転職市場の回復傾向が鮮明に−−メディカル業界の求人倍率は3.45倍で過去最高
人材紹介会社インテリジェンスが運営する転職サービスDODA(デューダ)が、2010年4~6月の転職求人倍率を発表した。
「転職求人倍率」は、大都市圏のホワイトカラー層を中心とした転職マーケットにおける需給バランスを表しており、転職支援サービス登録の個人求職者と、法人企業の求人数をもとに算出している。
転職市場の回復基調が継続 全体の転職求人倍率は1.0倍に迫る
10年6月の転職求人倍率は0.98倍で、前月比0.02ポイントの上昇となり、求人倍率は09年4月の0.68倍を底に改善傾向が続いている。メディカル、製造業、インターネット関連を中心としたほとんどの業種でこの様な傾向がみられ、次四半期では、1.0倍を上回る可能性が高い。
医療系営業職で採用ニーズが拡大 内需産業は停滞続く
業種別の求人倍率を見ると、6月は「メディカル」が3.45倍で最も高く、次いで、「IT/通信/インターネット」(1.08倍)、「メーカー」(0.97倍)という結果になった。
「メディカル」の求人倍率は2008年1月の調査開始以来、最高値だ。要因として臨床開発や薬剤師などの医療系技術職、MR・MS、医療機器販売などの医療系営業職で採用意欲が高まったことが挙げられる。
一方、求人数の回復が鈍くなっているのが、「小売/外食」「サービス」で、国内の個人向けサービスを中心とした内需産業で転職市場の動きが停滞傾向にある。
医療系営業職は、業界未経験者の採用も活発化
DODA編集長の美濃啓貴氏は、転職求人倍率調査の結果を以下のように分析する。
「4~6月は、これまで中途採用意欲の高かったメディカル業界で、更にもう一段、採用ニーズの高まりが見られた四半期となった。臨床開発や薬剤師などの医療系技術職は、大型新薬の特許が一斉に切れる、いわゆる2010年問題を背景に、不況期下でも高い採用数を維持していたが、4~6月は開発関連の職種に加え、医療系営業職の求人も増加し始めた」。
さらに営業職については、「1つの企業でも10数名から100名単位と採用人数規模が大きく、経験者の採用だけでは必要な人数に満たないことから、メディカル業界以外の営業経験者も幅広く受け入れている。特に、不動産、金融業界からの転身が多く見られる」と美濃氏は話す。

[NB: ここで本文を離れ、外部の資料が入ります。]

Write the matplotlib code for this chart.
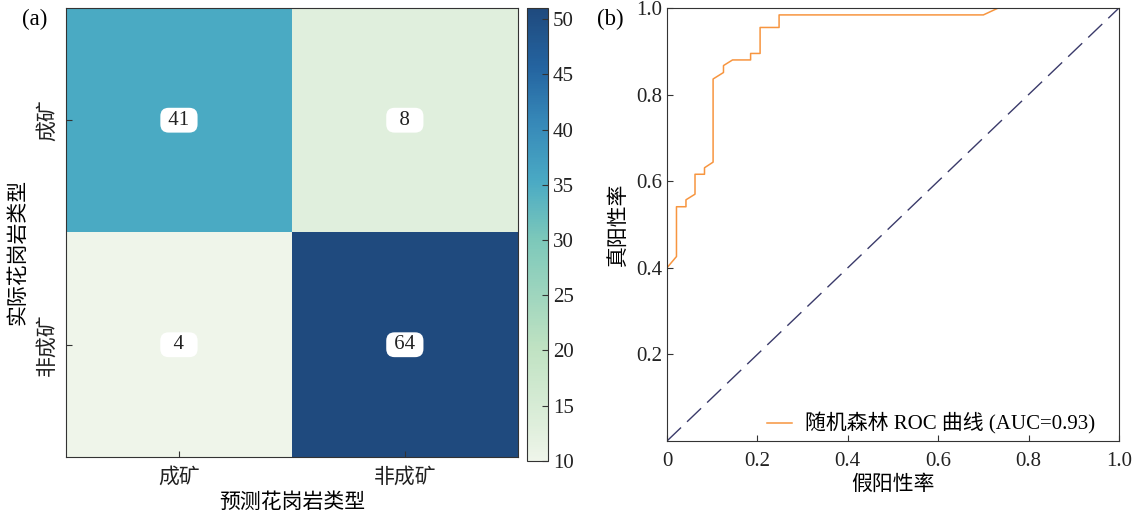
import numpy as np
import matplotlib
matplotlib.use('Agg')
import matplotlib.pyplot as plt
from matplotlib.colors import LinearSegmentedColormap, Normalize
from matplotlib.cm import ScalarMappable

plt.rcParams['font.family'] = ['Liberation Serif', 'Noto Sans CJK SC']
plt.rcParams['font.size'] = 15
plt.rcParams['axes.unicode_minus'] = False

# confusion matrix data
classes = ['成矿', '非成矿']
cm = np.array([[41, 8],
               [4, 64]])
cbar_min, cbar_max = 10, 51
cbar_ticks = [10, 15, 20, 25, 30, 35, 40, 45, 50]

# ROC curve data
fpr = [0, 0, 0.021, 0.021, 0.042, 0.042, 0.062, 0.062, 0.083, 0.083, 0.102, 0.102,
       0.125, 0.125, 0.145, 0.185, 0.185, 0.206, 0.206, 0.248, 0.248, 0.700, 0.733, 1.0]
tpr = [0, 0.40, 0.426, 0.541, 0.541, 0.557, 0.570, 0.616, 0.616, 0.631, 0.644, 0.836,
       0.851, 0.867, 0.880, 0.880, 0.895, 0.895, 0.955, 0.955, 0.984, 0.984, 1.0, 1.0]
auc = 0.93

cmap = LinearSegmentedColormap.from_list('gb', [
    (0.0, '#eff5ea'), (0.07, '#e0efdd'), (0.25, '#bfe2c2'), (0.49, '#7cc8ba'),
    (0.617, '#4aaac4'), (0.75, '#3688b8'), (0.87, '#2464a0'), (1.0, '#1f4a7e')])

spine_col = '#333333'
fig = plt.figure(figsize=(11.38, 5.15), dpi=100)

# (a) heatmap
ax1 = fig.add_axes([0.058, 0.1126, 0.397, 0.872])
ax1.imshow(cm, cmap=cmap, vmin=cm.min(), vmax=cm.max(), aspect='auto')
for i in range(2):
    for j in range(2):
        v = cm[i, j]
        s = ' %d ' % v if v >= 10 else '  %d  ' % v
        ax1.text(j, i, s, ha='center', va='center', color='#222222',
                 bbox=dict(boxstyle='round,pad=0.14,rounding_size=0.4', fc='white', ec='none'))
ax1.set_xticks([0, 1])
ax1.set_xticklabels(classes)
ax1.set_yticks([0, 1])
ax1.set_yticklabels(classes, rotation=90, va='center')
ax1.set_xlabel('预测花岗岩类型', labelpad=4)
ax1.set_ylabel('实际花岗岩类型')
ax1.yaxis.set_label_coords(-0.082, 0.457)
ax1.tick_params(direction='in', length=4, color=spine_col, labelcolor='#222222')
ax1.tick_params(axis='x', pad=8)
ax1.tick_params(axis='y', pad=6)
for sp in ax1.spines.values():
    sp.set_color(spine_col)
fig.text(0.019, 0.952, '(a)', fontsize=16.5)

cax = fig.add_axes([0.4631, 0.1049, 0.01845, 0.8796])
cb = fig.colorbar(ScalarMappable(Normalize(cbar_min, cbar_max), cmap), cax=cax)
cb.set_ticks(cbar_ticks)
cax.tick_params(direction='in', length=4, color=spine_col, labelcolor='#222222')
cb.outline.set_edgecolor(spine_col)

# (b) ROC
ax2 = fig.add_axes([0.5861, 0.1437, 0.3972, 0.8408])
ax2.plot(fpr, tpr, color='#f7953f', lw=1.1, label='随机森林 ROC 曲线 (AUC=%.2f)' % auc)
ax2.plot([0, 1], [0, 1], color='#3a3a6a', lw=1.0, linestyle=(0, (14, 6)))
ax2.set_xlim(0, 1)
ax2.set_ylim(0, 1)
ax2.set_xticks([0, 0.2, 0.4, 0.6, 0.8, 1.0])
ax2.set_xticklabels(['0', '0.2', '0.4', '0.6', '0.8', '1.0'])
ax2.set_yticks([0.2, 0.4, 0.6, 0.8, 1.0])
ax2.set_yticklabels(['0.2', '0.4', '0.6', '0.8', '1.0'])
ax2.set_xlabel('假阳性率', labelpad=3)
ax2.set_ylabel('真阳性率', labelpad=5)
ax2.tick_params(direction='in', length=4, color=spine_col, labelcolor='#222222')
ax2.tick_params(axis='x', pad=8)
for sp in ax2.spines.values():
    sp.set_color(spine_col)
ax2.legend(loc='lower right', bbox_to_anchor=(0.965, -0.005), frameon=False,
           handlelength=1.2, handletextpad=0.6, borderaxespad=0)
fig.text(0.525, 0.952, '(b)', fontsize=16.5)

fig.savefig('out.png', dpi=100)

一方、転職マーケットの回復が鈍い小売/外食業界や販売・サービス関連職種については、「インテリジェンスが運営するアルバイト求人情報サービス「an」の求人を見ても求人数は横ばいとなっている。Eコマース市場の伸張や国内個人需要の伸び悩みから、正社員のみならずアルバイト・パート領域でも、いまだ新たな雇用創出につながっていない」(美濃氏)という。
なお、多くの企業で年度初めとなる4~6月は、例年、個人の転職希望者数が減少する傾向があり、今年も同様の状況がみられた。
今後、夏から秋にかけては、10月入社を見越した転職希望者が増加しそうだ。
(フリーライター:五十嵐 望=東洋経済HRオンライン)
【参考】
「転職求人倍率」とは、DODA転職支援サービス登録者1名に対して、中途採用の求人が何件あるかを算出した数値。算出式は以下の通りとなる。
[ 転職求人倍率 = 求人数(採用予定人員)÷ 転職希望者数 ]
「求人数」
前月からの繰越求人数(採用予定人員)と、当月中に新たに登録された新規求人数(採用予定人員)の合算で算出。
「転職希望者数」
前月からDODA転職支援サービスに継続登録している繰越登録者数と、当月中に新たに登録した新規登録者数の合算で算出。ただし、繰越登録者数は、直近半年以内の登録者数を採用。